Бедный негр (Гальегос) - страница 18

— Боже правый! За что ты так караешь меня?! У меня нет больше сил…

Родители Анны Юлии, склонившись над бледным, обескровленным лицом дочери, слыша этот странный бред, только молча и удивленно переглядывались.

— Не иначе как сглазили, — вздыхали старые домашние рабыни, посвященные в хозяйское горе. — Надо бы его милости, дону Карлосу, наплевать на всех дохторов с их минкстурами, да сводить бы ее к знахарю из Верхней Маканильи, пускай бы он заговорил хворь.

Кто знает, быть может, в Анне Юлии с первых дней ее жизни зародились неведомые темные силы, послужившие причиной душевного недуга; девочка появилась на свет в годы войны, которая нарушила безмятежный покой семейства Алькорта. Детство Анны Юлии протекло в грозные времена, когда рушилось блаженство колонии. Особенно ей запомнилось страшное землетрясение 1812 года.

Анна Юлия уверяла, будто помнила эту катастрофу, но это было лишь далекое, неясное воспоминание: жуткая ночь, проведенная в смертельной тревоге и страхе.

— Нет, дочка, — возражал отец, — не можешь ты помнить землетрясения. Наверняка ты припоминаешь одну из кошмарных ночей четырнадцатого года, когда наступал Бовес.[2]

— Может, и так, — уступала Анна Юлия. — Я и в самом деле помню толпы бегущих в панике людей.

— Это эмиграция четырнадцатого года, — подтверждал отец.

— А еще мне помнится, — настаивала дочь, — жуткая ночь после страшного бедствия.

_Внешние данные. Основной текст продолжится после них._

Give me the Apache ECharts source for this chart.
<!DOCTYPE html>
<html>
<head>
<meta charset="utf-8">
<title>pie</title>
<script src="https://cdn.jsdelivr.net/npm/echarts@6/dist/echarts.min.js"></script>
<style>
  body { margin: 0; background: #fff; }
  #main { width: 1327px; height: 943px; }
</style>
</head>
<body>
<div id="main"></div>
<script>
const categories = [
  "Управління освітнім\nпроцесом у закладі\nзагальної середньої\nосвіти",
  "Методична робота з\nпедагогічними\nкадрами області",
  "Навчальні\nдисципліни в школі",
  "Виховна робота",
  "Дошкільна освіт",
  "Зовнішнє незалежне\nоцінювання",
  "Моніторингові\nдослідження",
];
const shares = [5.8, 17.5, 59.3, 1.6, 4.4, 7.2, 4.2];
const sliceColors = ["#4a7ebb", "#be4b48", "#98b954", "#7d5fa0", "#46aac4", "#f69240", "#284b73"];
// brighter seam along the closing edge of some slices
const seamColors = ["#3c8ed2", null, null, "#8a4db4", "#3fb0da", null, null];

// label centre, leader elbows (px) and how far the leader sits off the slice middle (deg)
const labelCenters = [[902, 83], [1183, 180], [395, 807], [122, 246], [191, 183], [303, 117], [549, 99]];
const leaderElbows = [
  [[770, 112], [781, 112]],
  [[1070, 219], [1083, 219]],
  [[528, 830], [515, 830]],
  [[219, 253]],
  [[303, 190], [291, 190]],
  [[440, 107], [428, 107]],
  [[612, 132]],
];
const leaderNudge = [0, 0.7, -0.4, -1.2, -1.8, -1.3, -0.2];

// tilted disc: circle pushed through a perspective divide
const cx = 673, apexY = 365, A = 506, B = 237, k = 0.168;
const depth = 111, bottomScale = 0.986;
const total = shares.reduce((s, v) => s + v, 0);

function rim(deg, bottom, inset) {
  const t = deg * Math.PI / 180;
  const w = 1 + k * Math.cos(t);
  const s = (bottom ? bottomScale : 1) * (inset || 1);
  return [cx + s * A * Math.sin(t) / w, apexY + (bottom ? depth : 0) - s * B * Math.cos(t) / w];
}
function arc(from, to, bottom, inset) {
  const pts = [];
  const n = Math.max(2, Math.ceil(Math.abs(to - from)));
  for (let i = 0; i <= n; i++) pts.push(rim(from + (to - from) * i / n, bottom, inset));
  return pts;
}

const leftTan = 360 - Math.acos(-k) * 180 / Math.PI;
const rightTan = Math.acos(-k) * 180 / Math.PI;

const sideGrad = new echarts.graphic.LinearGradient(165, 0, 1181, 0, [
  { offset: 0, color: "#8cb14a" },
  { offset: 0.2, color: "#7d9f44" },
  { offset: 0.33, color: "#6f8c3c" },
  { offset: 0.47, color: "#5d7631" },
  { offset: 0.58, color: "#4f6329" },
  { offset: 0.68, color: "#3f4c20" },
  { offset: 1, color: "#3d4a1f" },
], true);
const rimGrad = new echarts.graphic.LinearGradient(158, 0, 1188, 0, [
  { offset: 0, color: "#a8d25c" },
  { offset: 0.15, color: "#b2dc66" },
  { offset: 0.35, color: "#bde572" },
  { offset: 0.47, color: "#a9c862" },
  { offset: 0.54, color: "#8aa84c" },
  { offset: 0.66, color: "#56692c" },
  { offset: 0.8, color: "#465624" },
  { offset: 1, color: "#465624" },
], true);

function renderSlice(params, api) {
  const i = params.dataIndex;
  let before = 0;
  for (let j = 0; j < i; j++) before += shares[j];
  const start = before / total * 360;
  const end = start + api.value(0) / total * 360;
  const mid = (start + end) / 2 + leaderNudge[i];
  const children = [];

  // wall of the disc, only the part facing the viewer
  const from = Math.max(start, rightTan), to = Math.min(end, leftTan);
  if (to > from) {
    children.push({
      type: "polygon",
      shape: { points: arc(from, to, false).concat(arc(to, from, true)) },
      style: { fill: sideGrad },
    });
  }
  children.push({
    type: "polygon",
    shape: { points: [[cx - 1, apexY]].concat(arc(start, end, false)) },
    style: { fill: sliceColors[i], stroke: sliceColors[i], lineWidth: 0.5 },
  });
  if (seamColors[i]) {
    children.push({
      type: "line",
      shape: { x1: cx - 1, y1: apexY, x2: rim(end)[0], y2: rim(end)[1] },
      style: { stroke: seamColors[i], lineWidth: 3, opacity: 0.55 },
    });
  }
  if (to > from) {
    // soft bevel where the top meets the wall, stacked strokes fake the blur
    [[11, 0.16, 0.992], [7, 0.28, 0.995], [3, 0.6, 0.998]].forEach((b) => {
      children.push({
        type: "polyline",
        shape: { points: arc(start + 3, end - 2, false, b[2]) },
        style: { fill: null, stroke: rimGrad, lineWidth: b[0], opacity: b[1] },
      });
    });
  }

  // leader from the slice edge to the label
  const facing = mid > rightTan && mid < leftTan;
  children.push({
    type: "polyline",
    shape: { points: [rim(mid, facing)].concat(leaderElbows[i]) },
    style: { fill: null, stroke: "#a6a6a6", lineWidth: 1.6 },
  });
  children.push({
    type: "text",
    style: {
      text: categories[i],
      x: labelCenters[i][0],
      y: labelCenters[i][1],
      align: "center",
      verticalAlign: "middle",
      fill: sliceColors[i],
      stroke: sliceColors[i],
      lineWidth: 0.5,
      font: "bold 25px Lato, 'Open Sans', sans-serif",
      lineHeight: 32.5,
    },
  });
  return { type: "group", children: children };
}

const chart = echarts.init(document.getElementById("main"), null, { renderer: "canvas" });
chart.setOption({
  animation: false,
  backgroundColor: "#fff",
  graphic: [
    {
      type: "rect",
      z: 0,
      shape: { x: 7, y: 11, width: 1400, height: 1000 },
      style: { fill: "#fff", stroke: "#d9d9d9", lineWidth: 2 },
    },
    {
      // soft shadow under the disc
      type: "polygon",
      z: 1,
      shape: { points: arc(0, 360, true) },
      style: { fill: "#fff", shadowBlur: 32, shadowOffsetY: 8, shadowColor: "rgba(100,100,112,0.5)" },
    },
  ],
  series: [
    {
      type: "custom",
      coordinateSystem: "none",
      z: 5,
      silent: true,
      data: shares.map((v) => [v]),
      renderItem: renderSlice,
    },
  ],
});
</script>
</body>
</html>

Но, как ни странно, девушка ничего не помнила о другом важном событии, происшедшем в детстве, когда ей едва исполнилось девять лет, Это случилось как-то вечером недалеко от их дома в Рио-Чико. Услышав крики на улице, она выглянула за дверь. Разъяренная толпа, горланя и улюлюкая, вела огромного окровавленного негра с завязанными за спиной руками. Отец поспешно оттащил Анну Юлию от двери, привел в детскую, а сам отправился разузнать, в чем дело. Возвратившись, он тихо рассказал все своей жене донье Агеде, которая поджидала его в прихожей. Слушая мужа, донья Агеда не могла удержаться от громких восклицаний:

— Дочку Крисанто! Боже мой! Какое чудовище!

Анна Юлия, случайно проходившая мимо прихожей, услышала эти слова, но, ничего не поняв, вскоре о них забыла. Но, если кому-нибудь вздумалось бы проникнуть в тайники детской души, он обнаружил бы там смутную инстинктивную догадку, которая подспудно послужила причиной страшного недуга.

С этого дня болезнь овладела Анной Юлией; девочка вдруг стала отказываться от еды, приготовленной рабынями, а вскоре эта брезгливость переросла в непреодолимое отвращение ко всему, чего касались руки негров. Считая это детским капризом, донья Агеда сперва насильно заставляла дочь принимать пищу, но, видя, как девочку непрестанно тошнит от отвращения, мать уступила и сама стала готовить для Анны Юлии, правда всякий раз не упуская случая при этом побранить дочь.